Would Higher Mortgage Rates Spell Trouble for the Housing Market?

Federal Home loan

30-Year Mortgage Rate at Two-Year High

Mortgage rates have jumped.

For the most part of the last decade, our economy—including the housing market—has gotten comfortable with ultra-low interest rates. But now, things have started to change.

On Thursday, December 22, the Federal Home Loan Mortgage Corporation, better known as Freddie Mac, said that mortgage rates climbed again in the same week, reaching their highest levels in two years. (Source: “Mortgage Rates At Two Year High,” Freddie Mac, December 22, 2016.)

The 30-year fixed-rate mortgage averaged 4.3% during the week, a 14-basis-point increase from the 4.16% the week before. This is a level that has not been seen since April 2014.

The 15-year fixed-rate mortgage also increased by 15 basis points, from 3.37% the week prior to 3.52%. That marked its highest level since January 2014.

The five-year Treasury-indexed hybrid adjustable-rate mortgage rose as well, from 3.19% the week before to 3.32%. A year ago, the average rate was 3.06%.
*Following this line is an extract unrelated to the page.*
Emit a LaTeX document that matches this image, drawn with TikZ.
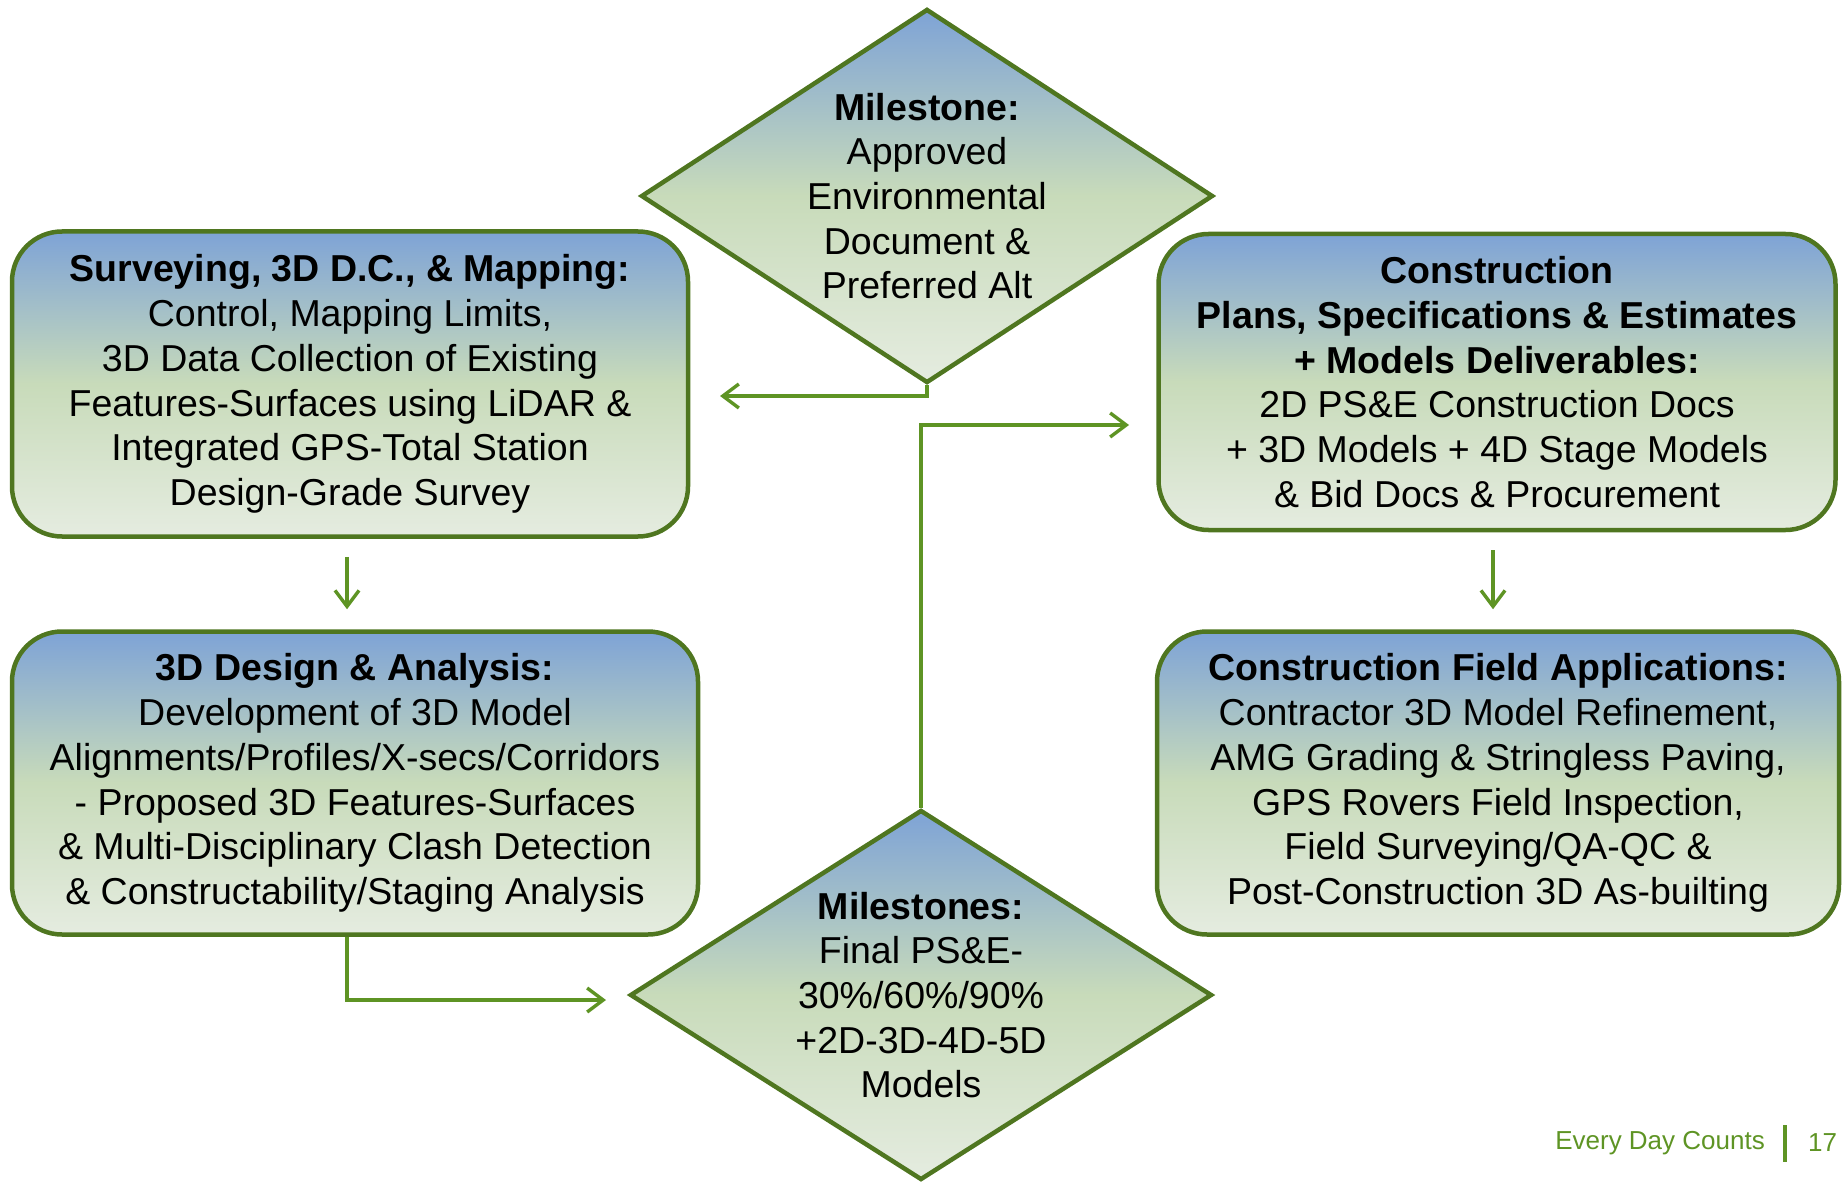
\documentclass[tikz,border=0pt]{standalone}
\usepackage{fontspec}
\setmainfont{Liberation Sans}
\usetikzlibrary{arrows.meta, shapes.geometric, positioning}

\definecolor{edcgreen}{RGB}{79,118,32}
\definecolor{edcarrow}{RGB}{94,148,36}
\definecolor{edcblue}{RGB}{126,163,214}
\definecolor{edcmid}{RGB}{200,219,186}
\definecolor{edcpale}{RGB}{229,236,224}

% blue top, green about the middle, pale at the foot
\pgfdeclareverticalshading{edcfade}{100bp}{color(0bp)=(edcpale); color(25bp)=(edcpale);
  color(50bp)=(edcmid); color(75bp)=(edcblue); color(100bp)=(edcblue)}

\begin{document}
\begin{tikzpicture}[x=1pt, y=-1pt,
  phasebox/.style={draw=edcgreen, line width=4.5pt, rounded corners=50pt,
    shading=edcfade, align=center, inner sep=0pt, font=\fontsize{37.5}{44.7}\selectfont},
  milestone/.style={draw=edcgreen, line width=4.5pt, diamond, inner sep=0pt, shading=edcfade},
  mstext/.style={align=center, inner sep=0pt, font=\fontsize{37.5}{44.7}\selectfont},
  flow/.style={draw=edcarrow, line width=3.4pt, -{Straight Barb[length=16pt, width=24pt]}}
]
  \useasboundingbox (0,0) rectangle (1845,1182);

  % Milestones (diamonds)
  \node[milestone, minimum width=572pt, minimum height=374pt] (ms1) at (927,196) {};
  \node[mstext] (ms1text) at (ms1) {\textbf{Milestone:}\\Approved\\Environmental\\Document \&\\Preferred Alt};

  \node[milestone, minimum width=582pt, minimum height=370pt] (ms2) at (921,995) {};
  \node[mstext] (ms2text) at (ms2) {\textbf{Milestones:}\\Final PS\&E-\\30\%/60\%/90\%\\+2D-3D-4D-5D\\Models};

  % Phases
  \node[phasebox, minimum width=676pt, minimum height=305pt] (survey) at (350,384) {%
    \textbf{Surveying, 3D D.C., \& Mapping:}\\Control, Mapping Limits,\\3D Data Collection of Existing\\%
    Features-Surfaces using LiDAR \&\\Integrated GPS-Total Station\\Design-Grade Survey};

  \node[phasebox, minimum width=686pt, minimum height=303pt] (design) at (355,783) {%
    \textbf{3D Design \& Analysis:}\\Development of 3D Model\\Alignments/Profiles/X-secs/Corridors\\%
    - Proposed 3D Features-Surfaces\\\& Multi-Disciplinary Clash Detection\\\& Constructability/Staging Analysis};

  \node[phasebox, minimum width=677pt, minimum height=296pt] (pse) at (1497,382) {%
    \textbf{Construction}\\\textbf{Plans, Specifications \& Estimates}\\\textbf{+ Models Deliverables:}\\%
    2D PS\&E Construction Docs\\+ 3D Models + 4D Stage Models\\\& Bid Docs \& Procurement};

  \node[phasebox, minimum width=682pt, minimum height=303pt] (field) at (1498,783) {%
    \textbf{Construction Field Applications:}\\Contractor 3D Model Refinement,\\AMG Grading \& Stringless Paving,\\%
    GPS Rovers Field Inspection,\\Field Surveying/QA-QC \&\\Post-Construction 3D As-builting};

  % Connectors
  \coordinate (toSurvey) at (720,396);
  \coordinate (toPse) at (1129,425);
  \coordinate (toMs2) at (606,1000);

  \draw[flow] (ms1.south) |- (toSurvey);
  \draw[flow] (ms2.north) |- (toPse);
  \draw[flow, shorten <=18pt, shorten >=20pt] (survey.south -| 347,0) -- (design.north -| 347,0);
  \draw[flow, shorten <=18pt, shorten >=20pt] (pse.south -| 1493,0) -- (field.north -| 1493,0);
  \draw[flow] (design.south -| 347,0) |- (toMs2);

  % Footer
  \node[anchor=east, text=edcarrow, inner sep=0pt, font=\fontsize{26}{30}\selectfont] (edc) at (1765,1143) {Every Day Counts};
  \draw[edcarrow, line width=4pt] (1785,1125) -- (1785,1162);
  \node[anchor=west, text=edcarrow, inner sep=0pt, font=\fontsize{26}{30}\selectfont] (page) at (1808,1143) {17};
\end{tikzpicture}
\end{document}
“A week after the only rate hike of 2016, the mortgage industry digested the Fed’s decision and this week’s survey reflects that response,” said Sean Becketti, chief economist at Freddie Mac. “Following Yellen’s speech last Wednesday, the 10-year Treasury yield rose approximately 10 basis points. The 30-year mortgage rate rose 14 basis points to 4.30%, reaching highs we have not seen since April 2014.” (Source: Ibid.)

Note that the rise in mortgage rates might not stop just there. Citing improvement in the economy, the U.S. Federal Reserve raised its benchmark interest rates earlier this month by 25 basis points to a range of 0.50% to 0.75%. Although the Fed only raised rates once this year, it has forecast as many as three rate hikes in 2017.

A day ago, the National Association of Realtors reported that existing home sales in November were at a seasonally adjusted annual rate of 5.61 million, representing a 15.4% increase year-over-year and marking the highest reading since February 2007. (Source: “Existing-Home Sales Forged Ahead in November,” National Association of Realtors, December 21, 2016.)

Moreover, the median existing home price for all housing types surged nearly seven percent from a year ago to $234,900.

With rising mortgage rates and rising prices, home buyers seemed to be rushing to close their deals.